Many people who work in the industry want to become an IT manager. There are several different types of manager roles, ranging from infrastructure to application development and on to support. Although the roles vary, they all require a combination of formal training and related work experience. An IT manager is responsible for a broad range of tools and systems, and must be able to work collaboratively with a large group of people. There are very few things in information technology (IT) that can be achieved in isolation. Working with others is the only way to complete most IT projects.

Working with others is the only way to complete some IT projects.
Working with others is the only way to complete some IT projects.

People who are technologically skilled, detail-oriented, and focused find this type of career rewarding. The primary role of the IT manager is to balance conflicting priorities, provide direction for the staff, and support the technological requirements of the organization. Communication and discretion are very important in this role.

Typically, the process to become an IT manager starts with post-secondary education. A university degree in computer science, programming, system development, or system analysis is often part of the position requirements, however it varies by industry. For example, some firms prefer candidates with a broader training in business, combined with post-graduate certificates or diplomas in information technology.

In order to advance his or her career to become an IT manager, many people complete additional education, such as a Master's of Business Management, management certificate programs, or a more specific course of study that focuses on a known area of weakness. For example, someone who has difficulty saying no to people will greatly benefit from a class in negotiation and time management.

Leadership experience can be obtained through short periods as a fill-in manager or project management. There are specific mistakes that almost all leaders make, and it is often valuable learn from these mistakes outside the work environment. Leading a large project for a volunteer agency or community organization is a great way to develop these skills in a low-risk environment. Volunteering as a mentor for a small business group can increase your profile and help you make valuable contacts.

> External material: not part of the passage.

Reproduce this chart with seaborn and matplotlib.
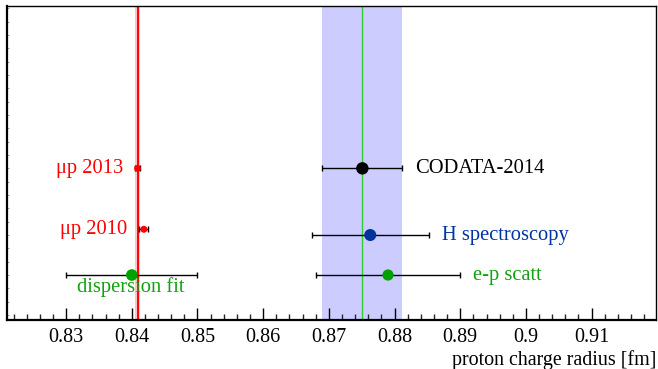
import numpy as np
import pandas as pd
import matplotlib
matplotlib.use("Agg")
import matplotlib.pyplot as plt
import seaborn as sns
from matplotlib.ticker import MultipleLocator, FormatStrFormatter

# ---- data ----
labels = ["μp 2013", "μp 2010", "dispersion fit", "CODATA-2014", "H spectroscopy", "e-p scatt"]
radius = [0.84087, 0.84184, 0.840, 0.8751, 0.8763, 0.8790]
radius_err = [0.00039, 0.00067, 0.010, 0.0061, 0.0089, 0.011]
row = [11, 6.43, 3, 11, 6, 3]
band_mu_center = 0.84087
band_mu_err = 0.00045
band_codata_center = 0.8751
band_codata_err = 0.0061
xtick_values = [0.83, 0.84, 0.85, 0.86, 0.87, 0.88, 0.89, 0.90, 0.91]

# ---- style ----
marker_colors = ["#ff0000", "#ff0000", "#00a000", "#000000", "#003399", "#00a000"]
text_colors = ["#ff0000", "#ff0000", "#10a010", "#000000", "#0033a0", "#10a010"]
marker_sizes = [25, 25, 70, 80, 75, 65]
# label offsets in points relative to the data point, and alignment
label_offsets = [(-10.5, 0), (-12, 0), (-1, -8.5), (38, 0), (52, 0), (61, 0)]
label_ha = ["right", "right", "center", "left", "left", "left"]

sns.set_theme(style="white")
plt.rcParams["font.family"] = ["Liberation Serif", "DejaVu Serif"]

df = pd.DataFrame({"label": labels, "radius": radius, "err": radius_err, "row": row})

fig = plt.figure(figsize=(6.58, 3.69), dpi=100)
ax = fig.add_axes([7 / 658, 49 / 369, 649 / 658, 314 / 369])

# bands
ax.axvspan(band_codata_center - band_codata_err, band_codata_center + band_codata_err,
           color="#ccccff", lw=0, zorder=0)
ax.axvline(band_codata_center, color="#33cc33", lw=1.0, zorder=1)
ax.axvspan(band_mu_center - band_mu_err, band_mu_center + band_mu_err,
           color="#ffc4c4", lw=0, zorder=0)
ax.axvline(band_mu_center, color="#ff0000", lw=1.4, zorder=1)

# error bars
ax.errorbar(df["radius"], df["row"], xerr=df["err"], fmt="none", ecolor="black",
            elinewidth=1.0, capsize=2.5, capthick=1.0, zorder=2)

# points
sns.scatterplot(data=df, x="radius", y="row", hue="label", palette=dict(zip(labels, marker_colors)),
                size="label", sizes=dict(zip(labels, marker_sizes)), legend=False,
                edgecolor="none", linewidth=0, ax=ax, zorder=3)

for i, lab in enumerate(labels):
    ax.annotate(lab, (radius[i], row[i]), xytext=label_offsets[i], textcoords="offset points",
                ha=label_ha[i], va="center", color=text_colors[i], fontsize=14.8,
                family=["Liberation Serif", "DejaVu Serif"])

ax.set_xlim(0.821, 0.9198)
ax.set_ylim(-0.375, 23.18)
ax.set_xticks(xtick_values)
ax.xaxis.set_major_formatter(FormatStrFormatter("%g"))
ax.xaxis.set_minor_locator(MultipleLocator(0.002))
ax.yaxis.set_minor_locator(MultipleLocator(1))
ax.set_yticks([])
ax.tick_params(axis="x", which="major", direction="in", length=8.5, width=1.0, labelsize=14.5,
               bottom=True, top=False, pad=6, colors="black")
ax.tick_params(axis="x", which="minor", direction="in", length=4.3, width=1.0,
               bottom=True, top=False)
ax.tick_params(axis="y", which="minor", direction="in", length=1.4, width=0.6,
               left=True, right=False, colors="#888888")
for s in ["left", "bottom"]:
    ax.spines[s].set_linewidth(1.6)
    ax.spines[s].set_color("black")
for s in ["top", "right"]:
    ax.spines[s].set_linewidth(1.0)
    ax.spines[s].set_color("black")

ax.set_xlabel("")
ax.set_ylabel("")
fig.text(656 / 658, 9 / 369, "proton charge radius [fm]", ha="right", va="center",
         fontsize=14.4, color="black")

fig.savefig("out.png", dpi=100)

Once you become an IT manager, a training program must be developed. Dedication to continuing education is critical, as the landscape changes constantly. Many people negotiate payment for these work-related courses into their employment contract, as the courses themselves can be quite expensive. Make sure to take the time and explore the different training opportunities available to you. Although IT management is a specific skill, may of the challenges of management are the same regardless of industry.